Each scene is perfectly crafted, giving little glimpses of insight into characters and events. It embraces the limitations of a one-man development team and manages to create beautiful environments and wonderfully expressive characters from a simple, abstracted art style and not a single line of dialogue. Its soundtrack, composed by Chris Remo, carries us expertly through scenes of intimacy and escape, adding all the while to the rich, shifting atmosphere that alternates between building tension and unhurried familiarity. And as I said above, the story it tells is a strange, strangely moving affair, told through silent looks and nods, emotionally resonant montages of disparate but carefully chosen scenes, jarring smash cuts, flurried movement, and endless rich details. As with the ‘the story is the game’ blather above, this isn’t a case of me transitioning awkwardly from talking about ‘the game’ to talking about ‘the graphics’ and ‘the sound’. You can’t dissect this game, cutting it into constituent parts that can be put aside and treated as separate from ‘the game’. The story is the game. The art and the sound are the story and the game.

Thirty Flights of Loving doesn’t just stand out because it’s well made, or because it looks nice, or even because it makes smart, considered use of its deep understanding of film. It stands out because, like some of the best movies and videogames, it’s a perfectly formed whole, rather than a mass of constituent parts.

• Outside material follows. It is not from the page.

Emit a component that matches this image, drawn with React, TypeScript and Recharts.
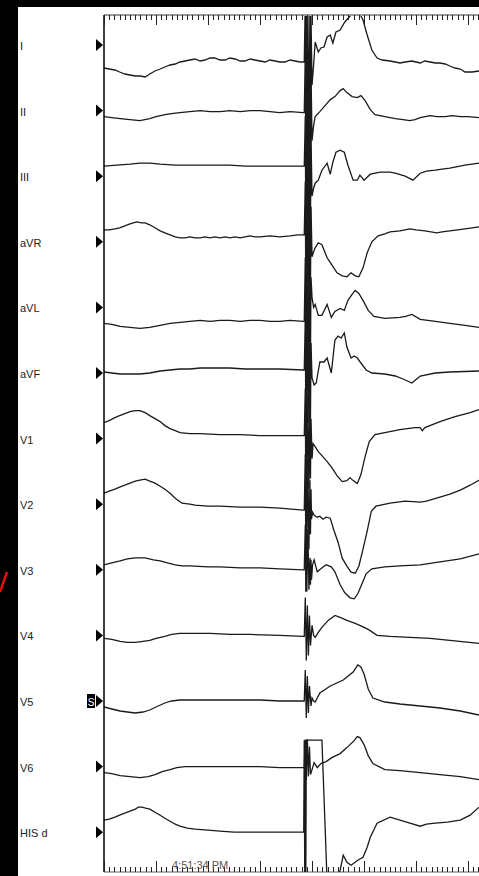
import { Line, LineChart, ReferenceLine, XAxis, YAxis } from "recharts";

// sweep time in ms, deflection in px-equivalents relative to each lead's marker
const LEADS = ["I", "II", "III", "aVR", "aVL", "aVF", "V1", "V2", "V3", "V4", "V5", "V6", "HIS d"];

const LEAD_I: [number, number][] = [
  [0, -23], [10, -24], [21, -25], [30, -27], [40, -29], [50, -30], [60, -31], [70, -31], [79, -32], [88, -29],
  [98, -26], [108, -24], [117, -22], [127, -20], [137, -19], [146, -17], [156, -16], [165, -15], [175, -14], [185, -16],
  [194, -15], [204, -13], [213, -13], [223, -15], [233, -15], [242, -13], [252, -14], [262, -16], [271, -16], [281, -14],
  [290, -15], [300, -16], [310, -17], [319, -15], [329, -16], [338, -17], [348, -17], [358, -15], [367, -16], [377, -17], [383, -17],
  [385, -17], [387, 45], [388, -95], [389, 45], [390, -95], [392, 40], [394, -90], [396, 40], [397, -80], [398, 30], [400, -40], [403, -20],
  [406, 3], [412, -7], [417, -3], [423, -2], [429, 8], [435, 10], [440, 2], [446, 13], [454, 15], [463, 23],
  [473, 29], [483, 31], [492, 31], [498, 25], [506, 10], [515, -5], [525, -13], [535, -15], [550, -16], [560, -17],
  [569, -18], [579, -17], [592, -16], [600, -17], [608, -18], [617, -16], [627, -17], [637, -18], [646, -18], [656, -19],
  [665, -21], [675, -23], [685, -24], [694, -27], [708, -27], [721, -26],
];

const LEAD_II: [number, number][] = [
  [0, -6], [15, -7], [31, -8], [50, -9], [69, -10], [88, -8], [100, -6], [117, -4], [130, -3], [146, -2],
  [165, -1], [185, 0], [204, -1], [223, -1], [242, 0], [262, -1], [281, 0], [300, 0], [319, -1], [338, -2], [358, -1], [383, -2],
  [385, -2], [387, 55], [388, -60], [389, 55], [390, -60], [392, 50], [394, -55], [396, 50], [397, -55], [398, 40], [400, -30], [403, -15],
  [406, -6], [415, -1], [425, 5], [435, 11], [444, 14], [454, 20], [460, 22], [467, 18], [477, 14], [487, 13],
  [494, 15], [502, 10], [512, 1], [521, -4], [540, -6], [560, -8], [575, -9], [588, -10], [598, -9], [608, -7],
  [627, -5], [640, -6], [656, -6], [670, -5], [685, -6], [700, -6], [721, -7],
];

const LEAD_III: [number, number][] = [
  [0, 10], [25, 11], [50, 12], [69, 13], [88, 13], [108, 12], [137, 11], [165, 11], [185, 11], [213, 11],
  [242, 11], [271, 10], [300, 10], [338, 10], [383, 10],
  [385, 10], [387, 60], [388, -55], [389, 60], [390, -55], [392, 55], [394, -55], [396, 50], [397, -50], [398, 40], [400, -20], [403, -12],
  [406, -7], [412, -4], [419, 6], [429, 13], [435, 2], [440, 14], [446, 24], [454, 26], [462, 24], [469, 11],
  [479, -4], [487, -4], [492, 1], [500, -4], [512, 2], [531, 4], [550, 4], [560, 3], [579, 0], [594, -4],
  [608, 3], [620, 5], [637, 6], [650, 7], [665, 8], [694, 11], [721, 13],
];

const LEAD_AVR: [number, number][] = [
  [0, 12], [10, 12], [21, 13], [30, 14], [40, 16], [50, 18], [63, 20], [72, 19], [79, 19], [88, 17],
  [98, 14], [108, 11], [117, 9], [127, 7], [137, 5], [146, 4], [156, 4], [165, 5], [175, 4], [185, 4],
  [194, 5], [204, 4], [213, 5], [223, 4], [233, 5], [242, 4], [252, 5], [262, 4], [271, 5], [281, 6],
  [290, 5], [300, 5], [319, 6], [338, 5], [358, 6], [372, 7], [383, 7],
  [385, 7], [387, 60], [388, -55], [389, 60], [390, -55], [392, 50], [394, -55], [396, 50], [397, -45], [398, 35], [400, -15], [403, -10],
  [406, -6], [412, -1], [419, -3], [429, -16], [438, -23], [448, -31], [458, -34], [467, -35], [475, -31], [483, -34],
  [490, -35], [498, -26], [506, -11], [515, 0], [527, 6], [540, 8], [550, 10], [569, 11], [588, 13], [600, 12],
  [617, 11], [640, 9], [650, 10], [665, 11], [680, 12], [694, 13], [708, 14], [721, 15],
];

const LEAD_AVL: [number, number][] = [
  [0, -16], [15, -17], [31, -19], [50, -20], [69, -21], [88, -20], [108, -18], [127, -16], [146, -15], [165, -14],
  [185, -13], [204, -14], [223, -13], [242, -13], [262, -14], [281, -13], [300, -13], [319, -14], [338, -14], [358, -13], [383, -14],
  [385, -14], [387, 50], [388, -60], [389, 50], [390, -60], [392, 50], [394, -55], [396, 45], [397, -50], [398, 30], [400, 10], [403, 0],
  [406, 3], [412, -8], [419, -8], [429, 3], [437, -10], [444, -4], [454, -1], [462, -3], [469, 7], [477, 13],
  [483, 17], [490, 14], [498, 7], [508, -3], [519, -9], [540, -11], [569, -10], [580, -9], [592, -7], [608, -12],
  [637, -14], [665, -16], [694, -18], [721, -20],
];

const LEAD_AVF: [number, number][] = [
  [0, 1], [15, 0], [31, -1], [50, -1], [69, -1], [88, 0], [108, 2], [127, 3], [146, 4], [165, 4],
  [185, 5], [213, 5], [242, 5], [271, 4], [300, 4], [338, 4], [383, 3],
  [385, 3], [387, 55], [388, -55], [389, 55], [390, -55], [392, 50], [394, -50], [396, 45], [397, -45], [398, 30], [400, -5], [404, -12],
  [408, -10], [415, 11], [423, 11], [429, 15], [437, 0], [444, 33], [450, 37], [456, 35], [462, 40], [467, 26],
  [475, 15], [481, 17], [487, 15], [494, 10], [504, 3], [515, 0], [540, -1], [560, -3], [575, -6], [592, -10],
  [608, -3], [637, 0], [665, 1], [721, 2],
];

const LEAD_V1: [number, number][] = [
  [0, 16], [10, 18], [21, 21], [30, 23], [40, 25], [50, 27], [60, 28], [69, 28], [79, 26], [88, 23],
  [98, 20], [108, 17], [117, 13], [127, 10], [137, 8], [146, 6], [165, 5], [185, 5], [223, 4], [262, 4],
  [300, 3], [338, 3], [383, 3],
  [385, 3], [387, 50], [388, -55], [389, 50], [390, -55], [392, 45], [394, -50], [396, 36], [397, -40], [398, 20], [400, -20], [402, -5],
  [406, -8], [412, -13], [419, -17], [429, -23], [438, -29], [448, -37], [458, -43], [467, -42], [473, -39], [479, -42],
  [487, -45], [494, -36], [502, -18], [510, -3], [521, 4], [540, 6], [569, 9], [598, 11], [608, 11], [612, 8],
  [617, 11], [646, 17], [675, 22], [704, 26], [721, 29],
];

const LEAD_V2: [number, number][] = [
  [0, 11], [10, 13], [21, 15], [30, 17], [40, 19], [50, 21], [60, 23], [69, 24], [79, 25], [88, 23],
  [98, 21], [108, 18], [117, 15], [127, 11], [137, 6], [150, 1], [165, 0], [175, -1], [200, -2], [223, -2],
  [262, -3], [300, -3], [338, -4], [383, -6],
  [385, -6], [387, 50], [388, -55], [389, 50], [390, -55], [392, 45], [394, -45], [396, 24], [397, -30], [398, 15], [399, -15], [401, -8],
  [404, -11], [410, -13], [415, -12], [421, -15], [427, -13], [435, -14], [442, -26], [450, -38], [458, -54], [467, -62],
  [475, -68], [483, -69], [490, -62], [498, -45], [506, -27], [514, -7], [523, -2], [550, 1], [579, 3], [608, 2],
  [620, 3], [646, 7], [665, 10], [685, 14], [704, 19], [721, 24],
];

const LEAD_V3: [number, number][] = [
  [0, 5], [15, 7], [31, 9], [45, 11], [60, 12], [79, 12], [95, 10], [108, 9], [122, 7], [137, 5],
  [150, 4], [165, 4], [200, 3], [223, 3], [262, 2], [300, 2], [338, 1], [383, 0],
  [385, 0], [387, 45], [388, -22], [389, 45], [390, -22], [392, 40], [394, -20], [396, 12], [397, -15], [398, 10], [399, -10], [401, 5],
  [404, 10], [410, -2], [417, 1], [427, 5], [437, 3], [444, -2], [454, -15], [463, -23], [473, -28], [481, -29],
  [488, -24], [496, -14], [504, -4], [515, 1], [540, 3], [569, 4], [608, 5], [646, 8], [685, 11], [721, 16],
];

const LEAD_V4: [number, number][] = [
  [0, -3], [15, -4], [31, -6], [45, -7], [60, -7], [75, -6], [88, -5], [100, -3], [117, -1], [130, 1],
  [146, 2], [175, 2], [204, 2], [242, 1], [281, 1], [338, 0], [383, -1],
  [385, -1], [387, 38], [389, -25], [391, 30], [393, -20], [395, 20], [397, -10], [400, 10], [403, 0],
  [406, -2], [412, 3], [419, 8], [431, 15], [444, 20], [454, 18], [467, 15], [483, 12], [496, 9], [508, 6],
  [525, 0], [550, -1], [588, -2], [627, -3], [665, -5], [721, -8],
];

const LEAD_V5: [number, number][] = [
  [0, -6], [15, -8], [31, -10], [45, -11], [60, -12], [75, -11], [88, -9], [100, -6], [117, -2], [130, 0],
  [146, 1], [185, 1], [223, 1], [262, 1], [300, 1], [338, 0], [383, 0],
  [385, 0], [387, 31], [389, -17], [391, 25], [393, -12], [395, 15], [398, -5], [400, 3],
  [403, 0], [406, -1], [415, 8], [435, 15], [460, 21], [479, 29], [488, 36], [494, 34], [500, 27], [508, 12],
  [517, 3], [540, -1], [569, -3], [608, -5], [646, -7], [685, -10], [721, -14],
];

const LEAD_V6: [number, number][] = [
  [0, -6], [15, -7], [31, -9], [50, -10], [69, -11], [85, -10], [98, -8], [112, -5], [127, -3], [140, -1],
  [156, 0], [185, 0], [223, 0], [262, 0], [300, 0], [338, -1], [383, -1],
  [385, -1], [387, 27], [389, -13], [391, 27], [393, -10], [395, 20], [397, -8], [400, -3],
  [404, 4], [410, -1], [417, 3], [427, 5], [438, 9], [454, 13], [467, 19], [481, 26], [487, 30], [492, 29],
  [500, 22], [508, 11], [517, 3], [540, -3], [569, -4], [608, -6], [646, -8], [685, -10], [721, -13],
];

const LEAD_HIS: [number, number][] = [
  [0, 12], [10, 13], [21, 15], [30, 17], [40, 19], [50, 21], [60, 23], [66, 25], [73, 25], [80, 24],
  [88, 23], [98, 20], [108, 17], [117, 14], [127, 11], [137, 8], [146, 6], [160, 4], [175, 3], [200, 2],
  [223, 1], [250, 0], [281, 0], [300, 0], [338, 0], [383, 0],
  [384, 0], [385, 92], [386, -50], [387, 92], [388, -50], [389, 92], [419, 92], [429, -50], [448, -50],
  [454, -38], [460, -23], [467, -30], [475, -33], [488, -28], [498, -25], [506, -15], [512, -5], [525, 9], [550, 15],
  [569, 12], [588, 9], [608, 6], [620, 8], [637, 9], [660, 10], [685, 12], [704, 17], [721, 25],
];

const TRACES = [
  LEAD_I, LEAD_II, LEAD_III, LEAD_AVR, LEAD_AVL, LEAD_AVF,
  LEAD_V1, LEAD_V2, LEAD_V3, LEAD_V4, LEAD_V5, LEAD_V6, LEAD_HIS,
];

const SWEEP_MS = 721;
const RULER_TICKS = Array.from({ length: 73 }, (_, i) => i * 10);
const TIMESTAMP = "4:51:34 PM";

const W = 479;
const H = 876;
const TOP = 15;
const BOTTOM = 872;
const LEFT = 104;
const PANEL_LEFT = 18;
const ROW0 = 45;
const ROW_STEP = 65.6;
const Y_MIN = -(BOTTOM - TOP);
const FONT = "'Liberation Sans', Arial, sans-serif";
const INK = "#1a1a1a";

const rowBase = (i: number) => -(ROW0 + i * ROW_STEP - TOP);
const LEAD_TICKS = LEADS.map((_, i) => rowBase(i));

function RulerTick({ x, payload }: any) {
  const major = payload.value % 100 === 0;
  const px = Math.round(x) + 0.5;
  return (
    <g stroke="#222" strokeWidth={1}>
      <line x1={px} x2={px} y1={TOP} y2={TOP + (major ? 10 : 5)} />
      <line x1={px} x2={px} y1={BOTTOM} y2={BOTTOM - (major ? 11 : 5)} />
    </g>
  );
}

function LeadTick({ y, payload }: any) {
  const idx = Math.round((-payload.value - (ROW0 - TOP)) / ROW_STEP);
  const name = LEADS[idx];
  return (
    <g>
      <text x={20} y={y + 1} dominantBaseline="central" textAnchor="start" fontSize={11} fontFamily={FONT} fill="#222">
        {name}
      </text>
      <path d={`M96 ${y - 6} L103 ${y} L96 ${y + 6} Z`} fill="#000" />
      {name === "V5" && (
        <g>
          <rect x={87} y={y - 7} width={8} height={14} fill="#000" />
          <text x={91} y={y + 1} textAnchor="middle" dominantBaseline="central" fontSize={10} fontFamily={FONT} fill="#fff">
            S
          </text>
        </g>
      )}
    </g>
  );
}

export default function App() {
  return (
    <div style={{ position: "absolute", left: 0, top: 0, width: W, height: H, background: "#000", overflow: "hidden" }}>
      <div style={{ position: "absolute", left: PANEL_LEFT, top: 7, width: W - PANEL_LEFT, height: H - 7, background: "#fff" }} />
      <svg style={{ position: "absolute", left: 0, top: 0 }} width={PANEL_LEFT} height={H}>
        <path d="M7 572 L0 592" stroke="#e01010" strokeWidth={2.5} fill="none" />
      </svg>
      <div style={{ position: "absolute", left: 0, top: 0 }}>
        <LineChart width={W} height={H} margin={{ top: 0, right: 0, bottom: H - BOTTOM, left: PANEL_LEFT }}>
          <XAxis
            type="number"
            dataKey="t"
            domain={[0, SWEEP_MS]}
            allowDataOverflow
            orientation="top"
            height={TOP}
            ticks={RULER_TICKS}
            interval={0}
            tick={<RulerTick />}
            tickLine={false}
            axisLine={{ stroke: "#999", strokeWidth: 2 }}
          />
          <YAxis
            type="number"
            domain={[Y_MIN, 0]}
            allowDataOverflow
            width={LEFT - PANEL_LEFT}
            ticks={LEAD_TICKS}
            interval={0}
            tick={<LeadTick />}
            tickLine={false}
            axisLine={{ stroke: "#000", strokeWidth: 1.5 }}
          />
          <ReferenceLine y={Y_MIN} stroke="#999" strokeWidth={1.5} />
          {TRACES.map((pts, i) => (
            <Line
              key={LEADS[i]}
              data={pts.map(([t, d]) => ({ t, v: rowBase(i) + d }))}
              dataKey="v"
              type="linear"
              stroke={INK}
              strokeWidth={1.3}
              dot={false}
              activeDot={false}
              isAnimationActive={false}
            />
          ))}
        </LineChart>
      </div>
      <div
        style={{
          position: "absolute",
          left: 172,
          top: 860,
          fontFamily: FONT,
          fontSize: 11,
          lineHeight: "11px",
          color: "#555",
        }}
      >
        {TIMESTAMP}
      </div>
    </div>
  );
}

So, to transition awkwardly to the conclusion: Thirty Flights of Loving is a testament to the as yet largely unexplored breadth and depth of the medium, as well what we can gain from taking some of our inspiration from things that aren’t other videogames. And it’s a testament to strength of videogames as a storytelling form. But I keep coming back to how its a testament to the fact that the man behind Blendo Games, Brendon Chung, is an unparalleled talent in the medium.